Такой подход привел к важному пониманию того, как слепой процесс эволюции может создавать системы потрясающей красоты – но в ущерб столь же активным исследованиям силы несовершенства. Хотя ничего плохого в изучении величайших взлетов природы и нет, но нельзя получить полной и объективной картины, если видеть одни лишь высоты.
Однако польза понимания несовершенств касается не только простого баланса. С научной точки зрения каждый клудж содержит разгадку нашего прошлого; коль скоро налицо неуклюжесть решения, есть представление о том, как природа соединила элементы нашего мозга; не будет преувеличением сказать, что история эволюции – это история наложения технологий и клуджи помогают обнажить швы.

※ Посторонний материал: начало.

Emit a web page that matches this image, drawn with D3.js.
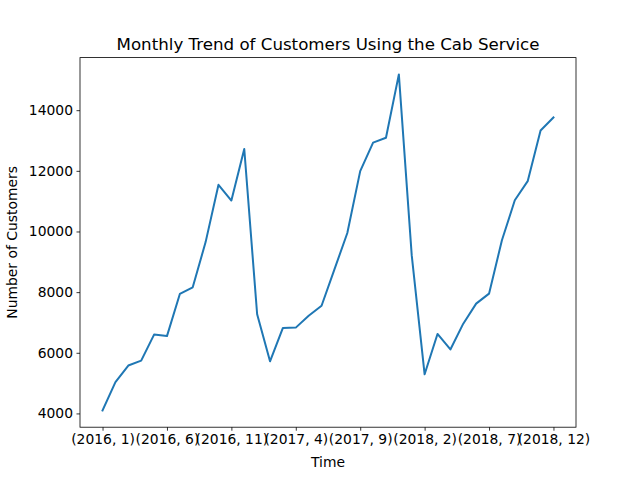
<!DOCTYPE html>
<html>
<head>
<meta charset="utf-8">
<script src="https://cdn.jsdelivr.net/npm/d3@7"></script>
<style>
  body { margin: 0; background: #fff; }
  text { font-family: "DejaVu Sans", sans-serif; }
</style>
</head>
<body>
<script>
// Months from (2016, 1) to (2018, 12)
const years = [2016, 2017, 2018];
const months = d3.range(1, 13);
const periods = years.flatMap(y => months.map(m => `(${y}, ${m})`));

// Customers per month
const customers = [
  4100, 5030, 5580, 5740, 6600, 6550, 7940, 8160, 9650, 11540, 11020, 12720,
  7270, 5720, 6820, 6830, 7220, 7550, 8750, 9950, 11990, 12930, 13090, 15180,
  9210, 5290, 6620, 6110, 6960, 7620, 7950, 9710, 11030, 11660, 13330, 13760
];

const tickEvery = 5;

const W = 640, H = 480;
const margin = { top: 57.6, right: 64, bottom: 52.8, left: 80 };
const width = W - margin.left - margin.right;
const height = H - margin.top - margin.bottom;

const svg = d3.select("body").append("svg")
    .attr("width", W)
    .attr("height", H);

const g = svg.append("g")
    .attr("transform", `translate(${margin.left},${margin.top})`);

// matplotlib-style 5% padding on both axes
const n = customers.length;
const xPad = (n - 1) * 0.05;
const x = d3.scaleLinear()
    .domain([-xPad, n - 1 + xPad])
    .range([0, width]);

const yMin = d3.min(customers), yMax = d3.max(customers);
const yPad = (yMax - yMin) * 0.05;
const y = d3.scaleLinear()
    .domain([yMin - yPad, yMax + yPad])
    .range([height, 0]);

// Axes
const xAxis = d3.axisBottom(x)
    .tickValues(d3.range(0, n, tickEvery))
    .tickFormat(i => periods[i])
    .tickSize(3.5)
    .tickPadding(3.5);

const yAxis = d3.axisLeft(y)
    .tickValues([4000, 6000, 8000, 10000, 12000, 14000])
    .tickFormat(d3.format("d"))
    .tickSize(3.5)
    .tickPadding(3.5);

const gx = g.append("g")
    .attr("transform", `translate(0,${height})`)
    .call(xAxis);
const gy = g.append("g").call(yAxis);

[gx, gy].forEach(a => {
    a.select(".domain").remove();
    a.selectAll("text")
        .style("font-size", "13.89px")
        .style("font-family", "'DejaVu Sans', sans-serif")
        .attr("fill", "#000");
    a.selectAll("line").attr("stroke", "#000").attr("stroke-width", 0.8);
});

// Frame
g.append("rect")
    .attr("width", width)
    .attr("height", height)
    .attr("fill", "none")
    .attr("stroke", "#000")
    .attr("stroke-width", 0.8);

// Line
const line = d3.line()
    .x((d, i) => x(i))
    .y(d => y(d));

g.append("path")
    .datum(customers)
    .attr("fill", "none")
    .attr("stroke", "#1f77b4")
    .attr("stroke-width", 2)
    .attr("stroke-linejoin", "round")
    .attr("stroke-linecap", "square")
    .attr("d", line);

// Title and axis labels
svg.append("text")
    .attr("x", margin.left + width / 2)
    .attr("y", margin.top - 8)
    .attr("text-anchor", "middle")
    .style("font-size", "16.67px")
    .text("Monthly Trend of Customers Using the Cab Service");

svg.append("text")
    .attr("x", margin.left + width / 2)
    .attr("y", H - 13)
    .attr("text-anchor", "middle")
    .style("font-size", "13.89px")
    .text("Time");

svg.append("text")
    .attr("transform", `translate(17,${margin.top + height / 2}) rotate(-90)`)
    .attr("text-anchor", "middle")
    .style("font-size", "13.89px")
    .text("Number of Customers");
</script>
</body>
</html>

Каждый клудж к тому же подчеркивает фундаментальную нелепость креационизма: предположения, что все мы – произведение некоего всевидящего существа. Креационисты могут стоять до конца, но несовершенство (в отличие от совершенства) подрезает крылья фантазии. Одно дело – рисовать в воображении всезнающего инженера, создающего идеальное глазное яблоко, а другое – представлять инженера, который схалтурил и соорудил дефектный позвоночник.
Есть и практическая сторона: исследования человеческих особенностей могут во многом открыть глаза на состояние человека; как говорят анонимные алкоголики, прежде всего надо признать проблему. Чем лучше мы осмыслим неуклюжесть природы, тем скорее сможем с этим справиться.

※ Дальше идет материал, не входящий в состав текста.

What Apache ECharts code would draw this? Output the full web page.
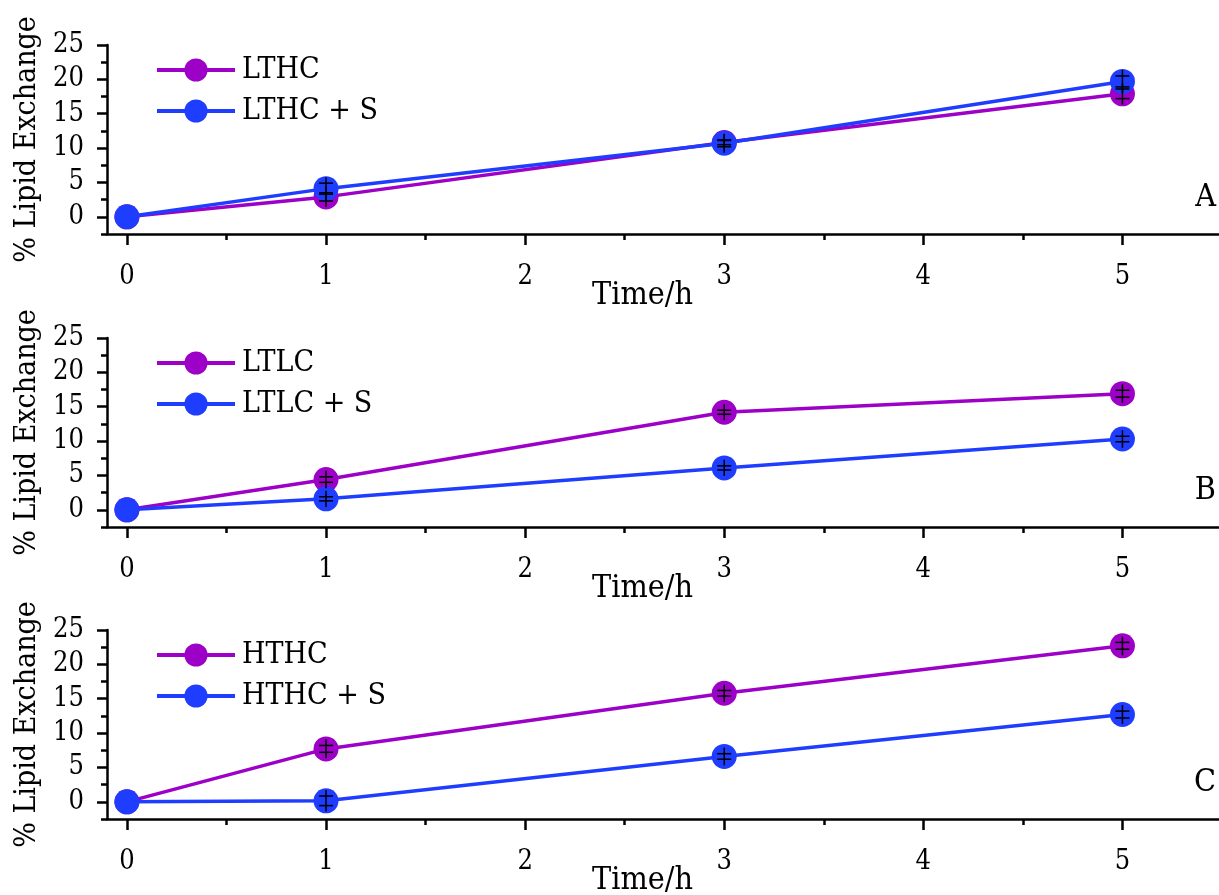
<!DOCTYPE html>
<html>
<head>
<meta charset="utf-8">
<script src="https://cdn.jsdelivr.net/npm/echarts@6/dist/echarts.min.js"></script>
<style>
html,body{margin:0;padding:0;background:#fff;}
#chart{width:1219px;height:895px;}
</style>
</head>
<body>
<div id="chart"></div>
<script>
// ---- data ----
const times = [0, 1, 3, 5];
const xMajorTicks = [0, 1, 2, 3, 4, 5];
const xMinorTicks = [0.5, 1.5, 2.5, 3.5, 4.5];
const yMajorTicks = [0, 5, 10, 15, 20, 25];
const yMinorTicks = [-2.5, 2.5, 7.5, 12.5, 17.5, 22.5];

const panelLabels = ['A', 'B', 'C'];
const seriesNamesA = ['LTHC', 'LTHC + S'];
const seriesNamesB = ['LTLC', 'LTLC + S'];
const seriesNamesC = ['HTHC', 'HTHC + S'];

const lthc = [0, 2.9, 10.8, 17.9];
const lthcS = [0, 4.1, 10.7, 19.7];
const ltlc = [0, 4.4, 14.2, 16.9];
const ltlcS = [0, 1.6, 6.1, 10.3];
const hthc = [0, 7.7, 15.8, 22.7];
const hthcS = [0, 0.15, 6.6, 12.7];

const lthcErr = [0, 0.6, 0.3, 0.7];
const lthcSErr = [0, 0.8, 0.5, 0.8];
const ltlcErr = [0, 0.4, 0.3, 0.5];
const ltlcSErr = [0, 0.3, 0.3, 0.4];
const hthcErr = [0, 0.5, 0.4, 0.5];
const hthcSErr = [0, 0.7, 0.4, 0.5];

// ---- style ----
const FONT = "'DejaVu Serif Condensed', 'DejaVu Serif', 'Liberation Serif', serif";
const TICKFONT = FONT;
const PURPLE = '#9d00c6';
const BLUE = '#1f3dff';
const panels = [
  {names: seriesNamesA, vals: [lthc, lthcS], errs: [lthcErr, lthcSErr], top: 45},
  {names: seriesNamesB, vals: [ltlc, ltlcS], errs: [ltlcErr, ltlcSErr], top: 338},
  {names: seriesNamesC, vals: [hthc, hthcS], errs: [hthcErr, hthcSErr], top: 630}
];
const GRID_H = 189;

const grid = [], xAxis = [], yAxis = [], series = [], legend = [], graphic = [];

panels.forEach((p, i) => {
  grid.push({left: 107, right: -3, top: p.top, height: GRID_H, containLabel: false, outerBoundsMode: 'none'});
  const axisLine = {show: true, onZero: false, lineStyle: {color: '#000', width: 2.5}};
  // main x axis
  xAxis.push({
    type: 'value', gridIndex: i, position: 'bottom', min: -0.1, max: 5.5,
    axisLine: axisLine,
    axisTick: {show: true, length: 11, inside: false, customValues: xMajorTicks, lineStyle: {color: '#000', width: 2.5}},
    axisLabel: {show: true, customValues: xMajorTicks, margin: 29, color: '#000', fontFamily: TICKFONT, fontSize: 27},
    splitLine: {show: false},
    name: 'Time/h', nameLocation: 'middle', nameGap: 46, nameMoveOverlap: false,
    nameTextStyle: {color: '#000', fontFamily: FONT, fontSize: 32, padding: [0, 44, 0, 0]}
  });
  // minor x ticks
  xAxis.push({
    type: 'value', gridIndex: i, position: 'bottom', min: -0.1, max: 5.5,
    axisLine: {show: false, onZero: false},
    axisTick: {show: true, length: 6, inside: false, customValues: xMinorTicks, lineStyle: {color: '#000', width: 2.5}},
    axisLabel: {show: false}, splitLine: {show: false}
  });
  yAxis.push({
    type: 'value', gridIndex: i, position: 'left', min: -2.5, max: 25,
    axisLine: axisLine,
    axisTick: {show: true, length: 10, inside: false, customValues: yMajorTicks, lineStyle: {color: '#000', width: 2.5}},
    axisLabel: {show: true, customValues: yMajorTicks, margin: 23, color: '#000', fontFamily: TICKFONT, fontSize: 27},
    splitLine: {show: false},
    name: '% Lipid Exchange', nameLocation: 'middle', nameGap: 65, nameRotate: 90, nameMoveOverlap: false,
    nameTextStyle: {color: '#000', fontFamily: FONT, fontSize: 30}
  });
  yAxis.push({
    type: 'value', gridIndex: i, position: 'left', min: -2.5, max: 25,
    axisLine: {show: false, onZero: false},
    axisTick: {show: true, length: 6, inside: false, customValues: yMinorTicks, lineStyle: {color: '#000', width: 2.5}},
    axisLabel: {show: false}, splitLine: {show: false}
  });

  const colors = [PURPLE, BLUE];
  p.names.forEach((nm, k) => {
    series.push({
      name: nm, type: 'line', xAxisIndex: 2 * i, yAxisIndex: 2 * i,
      data: times.map((t, j) => [t, p.vals[k][j]]),
      symbol: 'circle', symbolSize: 25, showSymbol: true,
      lineStyle: {color: colors[k], width: 3.5},
      itemStyle: {color: colors[k], borderWidth: 0},
      emphasis: {disabled: true}, animation: false, z: 2 + k
    });
  });
  // error bars
  p.names.forEach((nm, k) => {
    series.push({
      type: 'custom', xAxisIndex: 2 * i, yAxisIndex: 2 * i, z: 10, animation: false, silent: true,
      data: times.map((t, j) => [t, p.vals[k][j], p.errs[k][j]]).filter(d => d[2] > 0),
      renderItem: function (params, api) {
        const x = api.value(0), y = api.value(1), e = api.value(2);
        const hi = api.coord([x, y + e]);
        const lo = api.coord([x, y - e]);
        const c = api.coord([x, y]);
        const w = 7;
        const st = {stroke: '#000', lineWidth: 1.5};
        return {
          type: 'group',
          children: [
            {type: 'line', shape: {x1: c[0], y1: hi[1] - 6, x2: c[0], y2: lo[1] + 6}, style: st},
            {type: 'line', shape: {x1: c[0] - w, y1: hi[1], x2: c[0] + w, y2: hi[1]}, style: st},
            {type: 'line', shape: {x1: c[0] - w, y1: lo[1], x2: c[0] + w, y2: lo[1]}, style: st}
          ]
        };
      }
    });
  });

  legend.push({
    data: p.names, left: 150, top: p.top + 5, orient: 'vertical',
    itemWidth: 78, itemHeight: 29, itemGap: 11,
    lineStyle: {width: 4},
    textStyle: {color: '#000', fontFamily: FONT, fontSize: 30, padding: [0, 0, 0, 2]},
    selectedMode: false
  });

  graphic.push({
    type: 'text', right: 3, top: p.top + 137,
    style: {text: panelLabels[i], fill: '#000', font: '32px ' + FONT}
  });
});

const chart = echarts.init(document.getElementById('chart'), null, {renderer: 'canvas'});
chart.setOption({
  backgroundColor: '#fff',
  animation: false,
  grid: grid, xAxis: xAxis, yAxis: yAxis, series: series, legend: legend, graphic: graphic
});
</script>
</body>
</html>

Когда мы рассматриваем несовершенство как возможность понять что-то, в первую очередь мы видим, что не на каждое из несовершенств надо обращать внимание. Мне понадобилось много времени, прежде чем я признал, что мой калькулятор лучше меня извлекает квадратный корень, и я не вижу ничего особенного в том, чтобы болеть за Гарри Каспарова в матче с компьютерным оппонентом «Дип Блю» на мировом чемпионате по шахматам. Если компьютеры пока еще не способны обыгрывать нас в шахматы и в викторинах, скоро они смогут. Соревнование Джона Генри с машиной было благородным, но, как теперь понятно, безнадежным делом. Во многих отношениях машины имеют (или неизбежно будут иметь) преимущество перед нами, и мы должны признать это. Немецкий химик Эрнст Фишер мечтал, что «по мере того, как машины будут становиться все более и более эффективными и совершенными, все очевиднее будет, что величие человека в несовершенстве». Существо, созданное инженером, не сможет познать любовь, наслаждаться искусством, понимать поэзию. С позиции нечеловеческой рациональности время, потраченное на создание произведения искусства и наслаждение им, «лучше» было бы использовать для сбора орехов на зиму. С моей точки зрения, искусство неотделимо от радости человеческого существования. Так давайте из неопределенности создавать стихи, а из эмоций и иррациональности – песни и литературу.
Конечно, не надо приветствовать каждую причуду человеческого сознания. Поэзия – это прекрасно, а вот стереотипность мышления, эгоцентризм, подверженность человека паранойе и депрессии – нет. Приятие всего присущего нашей биологической структуре означало бы согласие с версией концепции «натуралистического заблуждения», смешивающей понятия естественного и правильного. Хитрость в том, чтобы рассортировать наши когнитивные особенности и решить, какая из них заслуживает особого внимания, а какую оставить в покое (или даже одобрить ее).